0
votes

The task is to run defined number of transformations (.ktr) in parallel. Each transformation opens it's own database connection to read data. But we have a limitation on given user, who has only 5 allowed parallel connection to DB and let's consider that this could not be changed. So when I start job depicted below, only 5 transformations finish their work successfully, and other 5 fails with db connection error.

enter image description here

I know that there is an option to redraw job scheme to have only 5 parallel sequences, but I don't like this approach, as it requires reimplementation when count of threads changes.
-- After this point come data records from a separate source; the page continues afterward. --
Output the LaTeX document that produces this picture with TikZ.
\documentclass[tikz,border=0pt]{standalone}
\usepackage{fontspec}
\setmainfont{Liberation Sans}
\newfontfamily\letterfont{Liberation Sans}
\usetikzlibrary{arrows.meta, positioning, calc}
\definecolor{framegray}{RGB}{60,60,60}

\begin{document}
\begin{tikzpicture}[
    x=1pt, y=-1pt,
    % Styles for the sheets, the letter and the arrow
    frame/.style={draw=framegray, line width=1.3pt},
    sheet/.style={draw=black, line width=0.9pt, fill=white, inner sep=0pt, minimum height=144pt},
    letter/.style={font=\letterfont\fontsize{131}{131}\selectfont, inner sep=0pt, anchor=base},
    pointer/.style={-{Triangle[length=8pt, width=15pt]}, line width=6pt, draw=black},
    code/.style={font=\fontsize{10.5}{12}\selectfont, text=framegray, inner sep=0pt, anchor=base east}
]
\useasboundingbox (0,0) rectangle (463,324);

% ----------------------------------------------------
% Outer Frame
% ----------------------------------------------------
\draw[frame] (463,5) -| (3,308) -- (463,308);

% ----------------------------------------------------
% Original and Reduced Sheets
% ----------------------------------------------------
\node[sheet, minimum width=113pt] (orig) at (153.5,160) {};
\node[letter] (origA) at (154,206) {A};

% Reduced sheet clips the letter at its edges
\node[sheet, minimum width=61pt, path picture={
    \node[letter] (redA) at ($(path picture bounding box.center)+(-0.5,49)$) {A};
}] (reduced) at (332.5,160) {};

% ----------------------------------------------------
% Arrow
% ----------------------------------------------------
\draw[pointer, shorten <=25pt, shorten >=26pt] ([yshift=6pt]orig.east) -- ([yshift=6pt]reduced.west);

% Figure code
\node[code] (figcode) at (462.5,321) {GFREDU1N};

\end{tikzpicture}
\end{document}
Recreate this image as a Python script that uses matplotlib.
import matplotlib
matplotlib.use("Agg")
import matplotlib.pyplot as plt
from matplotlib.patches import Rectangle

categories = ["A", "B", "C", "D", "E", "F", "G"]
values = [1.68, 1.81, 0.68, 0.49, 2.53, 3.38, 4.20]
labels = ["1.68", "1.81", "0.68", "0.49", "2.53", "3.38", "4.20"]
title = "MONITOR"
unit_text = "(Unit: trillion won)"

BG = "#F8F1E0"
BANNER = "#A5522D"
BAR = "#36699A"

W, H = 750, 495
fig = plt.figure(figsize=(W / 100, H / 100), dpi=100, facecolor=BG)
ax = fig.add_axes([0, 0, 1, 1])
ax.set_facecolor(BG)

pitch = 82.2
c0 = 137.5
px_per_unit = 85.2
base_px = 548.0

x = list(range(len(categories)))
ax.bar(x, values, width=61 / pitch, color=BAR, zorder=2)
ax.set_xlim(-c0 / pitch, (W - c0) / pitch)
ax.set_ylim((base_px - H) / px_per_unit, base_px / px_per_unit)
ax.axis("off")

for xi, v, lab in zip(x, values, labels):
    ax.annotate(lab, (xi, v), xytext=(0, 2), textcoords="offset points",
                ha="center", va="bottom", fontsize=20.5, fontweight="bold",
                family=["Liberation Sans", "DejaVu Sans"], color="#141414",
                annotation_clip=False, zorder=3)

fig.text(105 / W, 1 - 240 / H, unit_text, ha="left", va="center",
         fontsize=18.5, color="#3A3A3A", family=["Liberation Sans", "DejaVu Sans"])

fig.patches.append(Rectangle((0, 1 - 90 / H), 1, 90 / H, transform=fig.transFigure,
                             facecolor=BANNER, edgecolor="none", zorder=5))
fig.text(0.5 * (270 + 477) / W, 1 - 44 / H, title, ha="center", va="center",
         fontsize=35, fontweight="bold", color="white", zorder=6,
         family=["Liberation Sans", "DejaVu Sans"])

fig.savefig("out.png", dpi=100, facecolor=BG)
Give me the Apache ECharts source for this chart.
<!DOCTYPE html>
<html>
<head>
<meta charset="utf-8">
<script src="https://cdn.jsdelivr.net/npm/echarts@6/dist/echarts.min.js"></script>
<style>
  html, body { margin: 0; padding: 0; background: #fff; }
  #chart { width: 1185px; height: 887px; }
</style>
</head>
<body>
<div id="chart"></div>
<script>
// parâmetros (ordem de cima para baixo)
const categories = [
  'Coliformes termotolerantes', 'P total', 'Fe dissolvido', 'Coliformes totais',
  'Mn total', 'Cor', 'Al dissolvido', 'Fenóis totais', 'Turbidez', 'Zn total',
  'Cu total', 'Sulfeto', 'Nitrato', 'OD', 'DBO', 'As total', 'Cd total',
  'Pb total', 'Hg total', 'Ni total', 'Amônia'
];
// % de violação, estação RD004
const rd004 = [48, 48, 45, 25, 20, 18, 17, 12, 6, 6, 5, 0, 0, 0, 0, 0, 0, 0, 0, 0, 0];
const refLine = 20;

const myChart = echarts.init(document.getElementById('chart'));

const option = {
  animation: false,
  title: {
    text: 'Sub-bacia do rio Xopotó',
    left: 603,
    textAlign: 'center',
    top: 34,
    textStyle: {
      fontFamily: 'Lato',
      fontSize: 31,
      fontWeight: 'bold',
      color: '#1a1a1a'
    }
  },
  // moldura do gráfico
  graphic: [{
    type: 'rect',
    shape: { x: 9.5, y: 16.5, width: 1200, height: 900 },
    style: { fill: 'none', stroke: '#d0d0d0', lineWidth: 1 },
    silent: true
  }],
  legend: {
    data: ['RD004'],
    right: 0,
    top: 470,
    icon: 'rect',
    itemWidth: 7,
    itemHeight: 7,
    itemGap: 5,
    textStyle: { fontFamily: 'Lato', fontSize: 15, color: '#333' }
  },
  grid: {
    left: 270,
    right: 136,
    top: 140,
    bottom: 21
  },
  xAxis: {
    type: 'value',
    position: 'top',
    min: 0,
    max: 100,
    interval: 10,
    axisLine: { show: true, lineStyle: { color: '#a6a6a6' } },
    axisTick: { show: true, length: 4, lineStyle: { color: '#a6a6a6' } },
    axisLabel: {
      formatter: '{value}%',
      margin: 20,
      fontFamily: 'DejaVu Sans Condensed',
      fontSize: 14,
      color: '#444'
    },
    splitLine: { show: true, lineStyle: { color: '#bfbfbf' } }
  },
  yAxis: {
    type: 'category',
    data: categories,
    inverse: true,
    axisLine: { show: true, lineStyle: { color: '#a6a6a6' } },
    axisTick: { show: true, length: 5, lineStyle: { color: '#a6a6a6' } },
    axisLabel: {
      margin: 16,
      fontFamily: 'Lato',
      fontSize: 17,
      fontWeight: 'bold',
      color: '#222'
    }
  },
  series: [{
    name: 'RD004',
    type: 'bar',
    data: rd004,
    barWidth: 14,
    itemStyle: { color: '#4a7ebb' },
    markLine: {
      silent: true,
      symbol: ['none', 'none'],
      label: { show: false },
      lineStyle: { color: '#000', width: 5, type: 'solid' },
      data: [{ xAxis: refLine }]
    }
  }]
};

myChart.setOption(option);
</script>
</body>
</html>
Is it possible to configure some kind of pool of executors, so Pentaho job will understand that even if there were 10 transformations provided, only random 5 could be processed in parallel?

2

2 Answers

0
votes

I am assuming that you know the number of parallel database connections available. If you know this, use switch/case component and then number of transformations in parallel. Second option is to use job-executor.In Job Executor, if you can set variable which in turn call the job accordingly. For example, you are calling a job using job-executor with value
c:/data-integrator/parallel_job_${5}.kjb where 5 is number of connections available
or
c:/data-integrator/parallel_job_${7}.kjb where 7 is number of connections available
Is this making sense to you.

0
votes

The concept is the following:

  1. Catch database connection error during transformation run attempt
  2. Wait a couple of seconds
  3. Retry run of a transformation

Look at attached transformation picture. It works for me.

Disadvantages:

  • A lot of connection errors in the logs, which could confuse.
  • Given solution could turn in infinite loop (but could be amended to avoid it)

enter image description here